The Government will set out priority categories of “legal but harmful” material in secondary legislation, including so-called hate content. Alarmingly, this is pending Ofcom’s advice.

Even though the Government claims the Bill will protect press freedom, their recent changes are limited to a newspaper’s own website or newsfeed and does not include journalists’ Facebook pages – so if a journalist posts a story they’ve written to Facebook, it could be taken down.

The Government has stated that its proposals are partly inspired by Germany’s 2017 “NetzDG” internet law. President Lukashenko of Belarus, Vladimir Putin’s United Russia Party and Venezuela have also cited NetzDG as the model for their online laws.

The authors of this report oppose the Government’s planned approach and propose an alternative that involves removing all references to “legal but harmful” material and providing more resources to law enforcement to better address genuine harms like child abuse and terrorist activity.
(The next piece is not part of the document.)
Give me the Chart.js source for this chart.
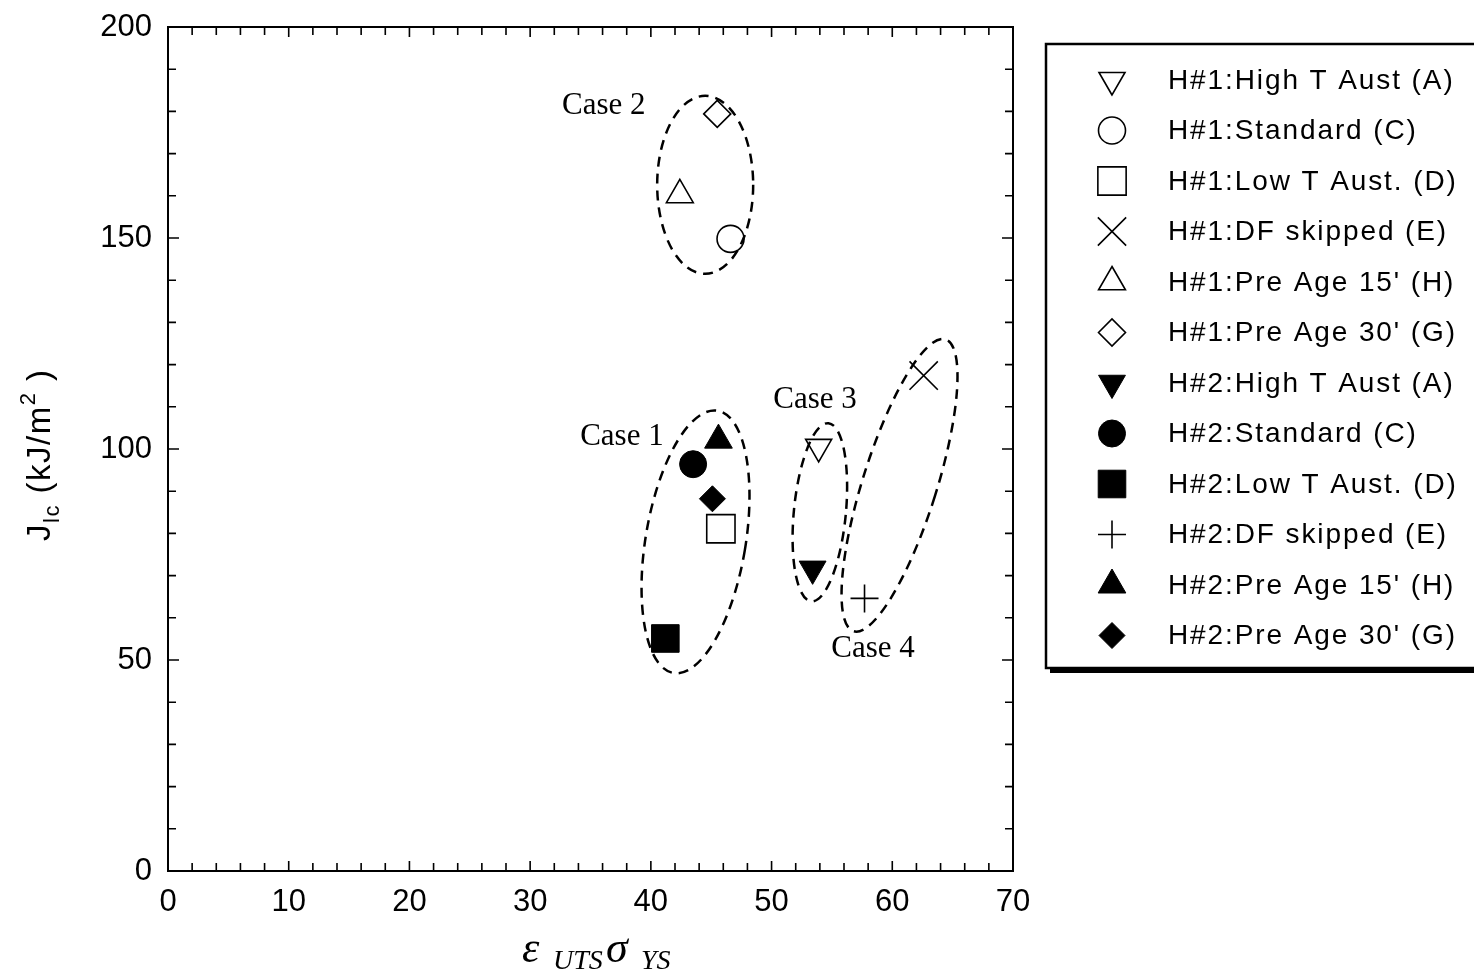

However, if the Government goes ahead with the legislation the protections for freedom of expression should:

  • Remove any obligation imposed on internet companies not to publish “offensive” views; 
  • Insist that Ofcom pay due regard to freedom of expression and prevent it from punishing an internet company that refuses to remove content that is protected under English common law or the European Convention on Human Rights; 
  • Make sure the codes of practice that internet companies are bound by refer to the protection of freedom of expression as one of their objectives; 
  • Remove any reference to disinformation and misinformation from the Bill; 
  • Include a mechanism whereby individuals can appeal a decision to remove content they have posted to Ofcom.